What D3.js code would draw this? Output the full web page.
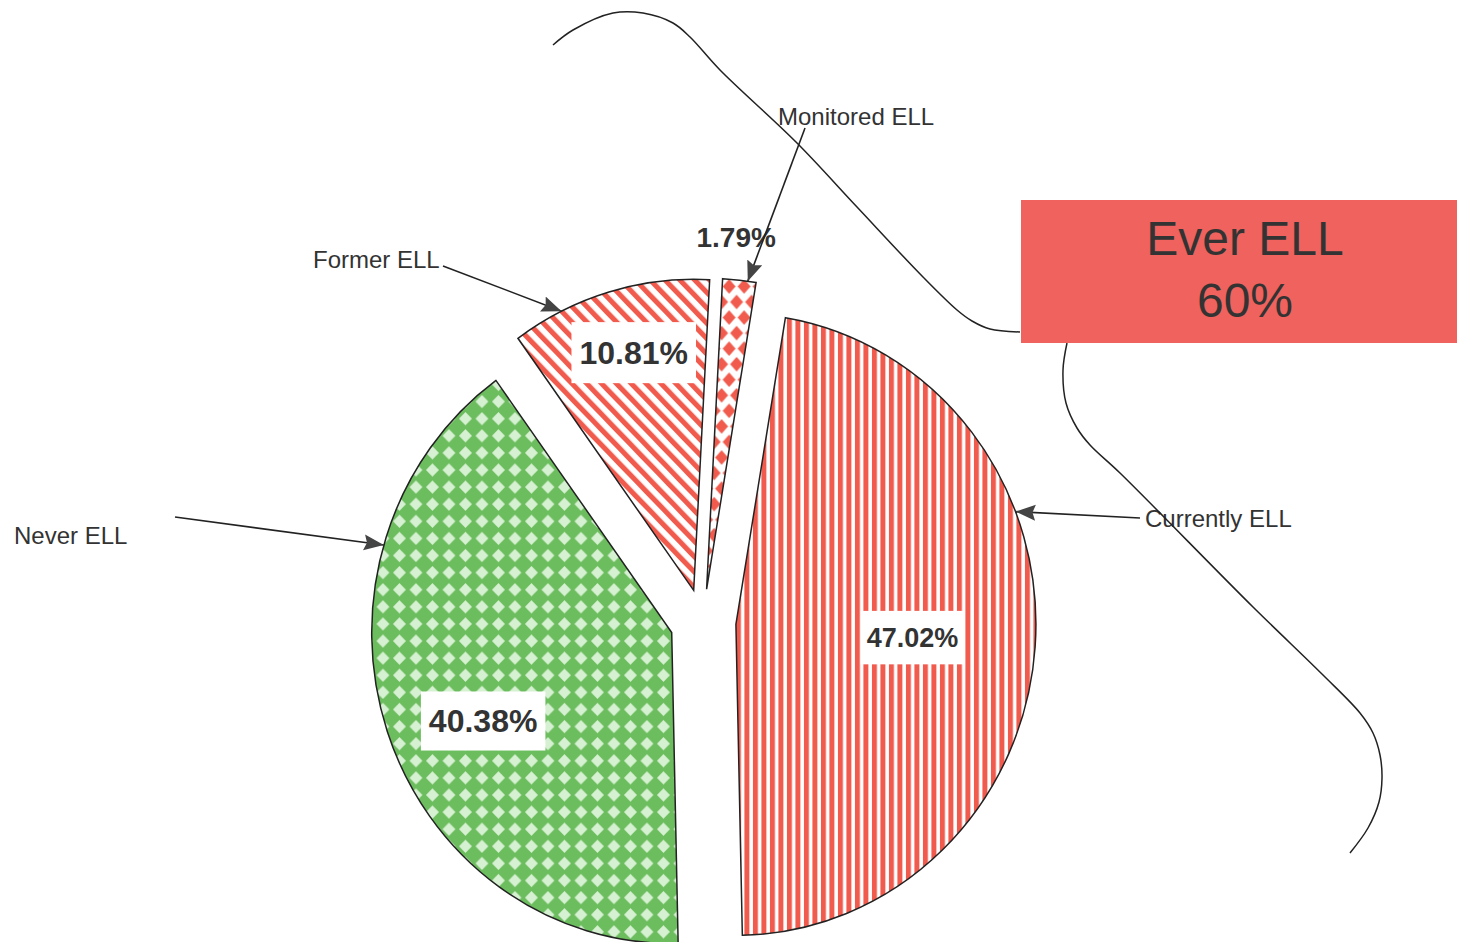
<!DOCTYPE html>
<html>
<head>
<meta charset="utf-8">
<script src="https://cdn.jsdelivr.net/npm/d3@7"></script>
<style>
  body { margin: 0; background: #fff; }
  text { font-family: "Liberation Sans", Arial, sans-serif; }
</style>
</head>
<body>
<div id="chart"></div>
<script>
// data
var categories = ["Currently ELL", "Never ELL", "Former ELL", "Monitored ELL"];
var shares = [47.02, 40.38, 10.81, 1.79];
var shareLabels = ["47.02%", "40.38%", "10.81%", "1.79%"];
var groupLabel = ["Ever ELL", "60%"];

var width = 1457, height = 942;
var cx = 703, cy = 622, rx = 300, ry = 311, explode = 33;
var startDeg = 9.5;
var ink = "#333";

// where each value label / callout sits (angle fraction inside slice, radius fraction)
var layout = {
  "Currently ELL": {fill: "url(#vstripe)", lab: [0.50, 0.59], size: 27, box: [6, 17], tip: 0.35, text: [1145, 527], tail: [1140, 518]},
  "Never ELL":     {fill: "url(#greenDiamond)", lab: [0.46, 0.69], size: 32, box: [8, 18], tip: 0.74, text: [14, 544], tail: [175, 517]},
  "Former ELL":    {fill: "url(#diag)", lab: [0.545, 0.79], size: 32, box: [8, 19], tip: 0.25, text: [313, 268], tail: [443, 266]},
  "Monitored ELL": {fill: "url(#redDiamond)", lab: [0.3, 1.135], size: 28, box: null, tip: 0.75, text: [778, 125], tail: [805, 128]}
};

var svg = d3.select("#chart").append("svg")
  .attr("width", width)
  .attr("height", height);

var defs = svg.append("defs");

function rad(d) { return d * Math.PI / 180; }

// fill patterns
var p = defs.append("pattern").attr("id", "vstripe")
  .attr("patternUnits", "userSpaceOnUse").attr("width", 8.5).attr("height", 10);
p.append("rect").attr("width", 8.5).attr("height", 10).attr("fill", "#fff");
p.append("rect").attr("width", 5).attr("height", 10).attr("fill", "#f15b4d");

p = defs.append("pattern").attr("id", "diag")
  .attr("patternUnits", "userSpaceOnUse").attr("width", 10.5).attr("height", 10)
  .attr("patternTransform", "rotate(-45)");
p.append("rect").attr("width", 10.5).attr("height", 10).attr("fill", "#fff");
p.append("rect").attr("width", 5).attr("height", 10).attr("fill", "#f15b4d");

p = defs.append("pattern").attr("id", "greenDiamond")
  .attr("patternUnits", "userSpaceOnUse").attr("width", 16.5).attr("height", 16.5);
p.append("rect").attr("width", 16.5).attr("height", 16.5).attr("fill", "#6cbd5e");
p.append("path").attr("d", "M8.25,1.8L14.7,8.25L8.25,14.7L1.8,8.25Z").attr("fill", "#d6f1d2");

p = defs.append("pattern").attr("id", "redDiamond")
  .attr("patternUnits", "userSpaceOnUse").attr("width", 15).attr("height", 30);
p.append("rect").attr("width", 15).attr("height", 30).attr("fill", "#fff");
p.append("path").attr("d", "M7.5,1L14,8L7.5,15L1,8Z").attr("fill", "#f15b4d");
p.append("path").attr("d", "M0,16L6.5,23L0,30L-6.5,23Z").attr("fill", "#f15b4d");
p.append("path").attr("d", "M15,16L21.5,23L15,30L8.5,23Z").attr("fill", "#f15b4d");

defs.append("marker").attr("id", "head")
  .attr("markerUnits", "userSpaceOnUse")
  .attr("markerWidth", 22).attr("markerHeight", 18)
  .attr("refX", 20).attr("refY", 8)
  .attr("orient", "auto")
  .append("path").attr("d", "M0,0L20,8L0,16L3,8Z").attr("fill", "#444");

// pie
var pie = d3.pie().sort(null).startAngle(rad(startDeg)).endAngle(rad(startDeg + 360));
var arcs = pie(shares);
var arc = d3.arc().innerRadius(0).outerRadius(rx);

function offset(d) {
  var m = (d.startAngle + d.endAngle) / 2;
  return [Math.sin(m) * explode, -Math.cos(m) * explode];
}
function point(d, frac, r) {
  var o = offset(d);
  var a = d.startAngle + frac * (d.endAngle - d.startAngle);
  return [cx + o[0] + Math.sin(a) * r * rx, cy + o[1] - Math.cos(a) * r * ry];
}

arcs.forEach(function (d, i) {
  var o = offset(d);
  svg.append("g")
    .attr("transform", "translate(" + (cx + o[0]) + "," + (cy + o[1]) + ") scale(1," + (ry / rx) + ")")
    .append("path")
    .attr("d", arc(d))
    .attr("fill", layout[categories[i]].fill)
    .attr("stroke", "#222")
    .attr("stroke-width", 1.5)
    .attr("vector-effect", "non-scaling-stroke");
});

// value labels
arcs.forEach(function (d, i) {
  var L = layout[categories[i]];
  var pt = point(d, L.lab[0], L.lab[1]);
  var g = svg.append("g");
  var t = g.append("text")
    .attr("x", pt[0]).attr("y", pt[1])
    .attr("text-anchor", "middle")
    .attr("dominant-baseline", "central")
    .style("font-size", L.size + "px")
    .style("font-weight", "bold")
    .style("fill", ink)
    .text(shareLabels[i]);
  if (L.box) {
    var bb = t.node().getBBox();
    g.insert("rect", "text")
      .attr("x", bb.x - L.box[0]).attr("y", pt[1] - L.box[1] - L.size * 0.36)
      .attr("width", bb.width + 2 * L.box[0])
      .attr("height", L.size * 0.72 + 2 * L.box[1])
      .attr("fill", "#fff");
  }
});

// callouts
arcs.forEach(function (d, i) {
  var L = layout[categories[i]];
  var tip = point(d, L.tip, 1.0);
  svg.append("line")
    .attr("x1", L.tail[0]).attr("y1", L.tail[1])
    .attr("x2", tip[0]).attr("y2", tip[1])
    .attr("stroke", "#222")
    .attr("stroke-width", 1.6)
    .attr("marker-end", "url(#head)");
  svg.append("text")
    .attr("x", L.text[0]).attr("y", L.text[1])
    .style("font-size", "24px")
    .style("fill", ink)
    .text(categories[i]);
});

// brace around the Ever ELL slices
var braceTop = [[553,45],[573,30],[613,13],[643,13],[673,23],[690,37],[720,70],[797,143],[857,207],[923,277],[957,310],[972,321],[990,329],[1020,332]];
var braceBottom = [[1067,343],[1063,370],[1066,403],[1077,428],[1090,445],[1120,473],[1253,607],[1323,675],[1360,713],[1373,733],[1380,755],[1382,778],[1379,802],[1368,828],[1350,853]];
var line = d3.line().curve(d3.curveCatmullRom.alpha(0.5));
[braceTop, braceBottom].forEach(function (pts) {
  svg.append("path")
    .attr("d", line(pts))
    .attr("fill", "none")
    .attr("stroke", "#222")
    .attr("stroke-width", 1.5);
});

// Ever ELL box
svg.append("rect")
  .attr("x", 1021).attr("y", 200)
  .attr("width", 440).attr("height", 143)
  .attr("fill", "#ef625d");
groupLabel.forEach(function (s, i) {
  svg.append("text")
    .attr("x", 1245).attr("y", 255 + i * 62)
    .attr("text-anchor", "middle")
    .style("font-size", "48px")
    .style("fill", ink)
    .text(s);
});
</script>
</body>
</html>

☆ ☆ ☆ ☆ ☆

## DIRECTIONS FOR THIS TASK
Repeat the listing verbatim. Skip the pictures.

## RESPONSE TO THIS EXERCISE
What D3.js code would draw this? Output the full web page.
<!DOCTYPE html>
<html>
<head>
<meta charset="utf-8">
<script src="https://cdn.jsdelivr.net/npm/d3@7"></script>
<style>
  body { margin: 0; background: #fff; }
  text { font-family: "Liberation Sans", Arial, sans-serif; }
</style>
</head>
<body>
<div id="chart"></div>
<script>
// data
var categories = ["Currently ELL", "Never ELL", "Former ELL", "Monitored ELL"];
var shares = [47.02, 40.38, 10.81, 1.79];
var shareLabels = ["47.02%", "40.38%", "10.81%", "1.79%"];
var groupLabel = ["Ever ELL", "60%"];

var width = 1457, height = 942;
var cx = 703, cy = 622, rx = 300, ry = 311, explode = 33;
var startDeg = 9.5;
var ink = "#333";

// where each value label / callout sits (angle fraction inside slice, radius fraction)
var layout = {
  "Currently ELL": {fill: "url(#vstripe)", lab: [0.50, 0.59], size: 27, box: [6, 17], tip: 0.35, text: [1145, 527], tail: [1140, 518]},
  "Never ELL":     {fill: "url(#greenDiamond)", lab: [0.46, 0.69], size: 32, box: [8, 18], tip: 0.74, text: [14, 544], tail: [175, 517]},
  "Former ELL":    {fill: "url(#diag)", lab: [0.545, 0.79], size: 32, box: [8, 19], tip: 0.25, text: [313, 268], tail: [443, 266]},
  "Monitored ELL": {fill: "url(#redDiamond)", lab: [0.3, 1.135], size: 28, box: null, tip: 0.75, text: [778, 125], tail: [805, 128]}
};

var svg = d3.select("#chart").append("svg")
  .attr("width", width)
  .attr("height", height);

var defs = svg.append("defs");

function rad(d) { return d * Math.PI / 180; }

// fill patterns
var p = defs.append("pattern").attr("id", "vstripe")
  .attr("patternUnits", "userSpaceOnUse").attr("width", 8.5).attr("height", 10);
p.append("rect").attr("width", 8.5).attr("height", 10).attr("fill", "#fff");
p.append("rect").attr("width", 5).attr("height", 10).attr("fill", "#f15b4d");

p = defs.append("pattern").attr("id", "diag")
  .attr("patternUnits", "userSpaceOnUse").attr("width", 10.5).attr("height", 10)
  .attr("patternTransform", "rotate(-45)");
p.append("rect").attr("width", 10.5).attr("height", 10).attr("fill", "#fff");
p.append("rect").attr("width", 5).attr("height", 10).attr("fill", "#f15b4d");

p = defs.append("pattern").attr("id", "greenDiamond")
  .attr("patternUnits", "userSpaceOnUse").attr("width", 16.5).attr("height", 16.5);
p.append("rect").attr("width", 16.5).attr("height", 16.5).attr("fill", "#6cbd5e");
p.append("path").attr("d", "M8.25,1.8L14.7,8.25L8.25,14.7L1.8,8.25Z").attr("fill", "#d6f1d2");

p = defs.append("pattern").attr("id", "redDiamond")
  .attr("patternUnits", "userSpaceOnUse").attr("width", 15).attr("height", 30);
p.append("rect").attr("width", 15).attr("height", 30).attr("fill", "#fff");
p.append("path").attr("d", "M7.5,1L14,8L7.5,15L1,8Z").attr("fill", "#f15b4d");
p.append("path").attr("d", "M0,16L6.5,23L0,30L-6.5,23Z").attr("fill", "#f15b4d");
p.append("path").attr("d", "M15,16L21.5,23L15,30L8.5,23Z").attr("fill", "#f15b4d");

defs.append("marker").attr("id", "head")
  .attr("markerUnits", "userSpaceOnUse")
  .attr("markerWidth", 22).attr("markerHeight", 18)
  .attr("refX", 20).attr("refY", 8)
  .attr("orient", "auto")
  .append("path").attr("d", "M0,0L20,8L0,16L3,8Z").attr("fill", "#444");

// pie
var pie = d3.pie().sort(null).startAngle(rad(startDeg)).endAngle(rad(startDeg + 360));
var arcs = pie(shares);
var arc = d3.arc().innerRadius(0).outerRadius(rx);

function offset(d) {
  var m = (d.startAngle + d.endAngle) / 2;
  return [Math.sin(m) * explode, -Math.cos(m) * explode];
}
function point(d, frac, r) {
  var o = offset(d);
  var a = d.startAngle + frac * (d.endAngle - d.startAngle);
  return [cx + o[0] + Math.sin(a) * r * rx, cy + o[1] - Math.cos(a) * r * ry];
}

arcs.forEach(function (d, i) {
  var o = offset(d);
  svg.append("g")
    .attr("transform", "translate(" + (cx + o[0]) + "," + (cy + o[1]) + ") scale(1," + (ry / rx) + ")")
    .append("path")
    .attr("d", arc(d))
    .attr("fill", layout[categories[i]].fill)
    .attr("stroke", "#222")
    .attr("stroke-width", 1.5)
    .attr("vector-effect", "non-scaling-stroke");
});

// value labels
arcs.forEach(function (d, i) {
  var L = layout[categories[i]];
  var pt = point(d, L.lab[0], L.lab[1]);
  var g = svg.append("g");
  var t = g.append("text")
    .attr("x", pt[0]).attr("y", pt[1])
    .attr("text-anchor", "middle")
    .attr("dominant-baseline", "central")
    .style("font-size", L.size + "px")
    .style("font-weight", "bold")
    .style("fill", ink)
    .text(shareLabels[i]);
  if (L.box) {
    var bb = t.node().getBBox();
    g.insert("rect", "text")
      .attr("x", bb.x - L.box[0]).attr("y", pt[1] - L.box[1] - L.size * 0.36)
      .attr("width", bb.width + 2 * L.box[0])
      .attr("height", L.size * 0.72 + 2 * L.box[1])
      .attr("fill", "#fff");
  }
});

// callouts
arcs.forEach(function (d, i) {
  var L = layout[categories[i]];
  var tip = point(d, L.tip, 1.0);
  svg.append("line")
    .attr("x1", L.tail[0]).attr("y1", L.tail[1])
    .attr("x2", tip[0]).attr("y2", tip[1])
    .attr("stroke", "#222")
    .attr("stroke-width", 1.6)
    .attr("marker-end", "url(#head)");
  svg.append("text")
    .attr("x", L.text[0]).attr("y", L.text[1])
    .style("font-size", "24px")
    .style("fill", ink)
    .text(categories[i]);
});

// brace around the Ever ELL slices
var braceTop = [[553,45],[573,30],[613,13],[643,13],[673,23],[690,37],[720,70],[797,143],[857,207],[923,277],[957,310],[972,321],[990,329],[1020,332]];
var braceBottom = [[1067,343],[1063,370],[1066,403],[1077,428],[1090,445],[1120,473],[1253,607],[1323,675],[1360,713],[1373,733],[1380,755],[1382,778],[1379,802],[1368,828],[1350,853]];
var line = d3.line().curve(d3.curveCatmullRom.alpha(0.5));
[braceTop, braceBottom].forEach(function (pts) {
  svg.append("path")
    .attr("d", line(pts))
    .attr("fill", "none")
    .attr("stroke", "#222")
    .attr("stroke-width", 1.5);
});

// Ever ELL box
svg.append("rect")
  .attr("x", 1021).attr("y", 200)
  .attr("width", 440).attr("height", 143)
  .attr("fill", "#ef625d");
groupLabel.forEach(function (s, i) {
  svg.append("text")
    .attr("x", 1245).attr("y", 255 + i * 62)
    .attr("text-anchor", "middle")
    .style("font-size", "48px")
    .style("fill", ink)
    .text(s);
});
</script>
</body>
</html>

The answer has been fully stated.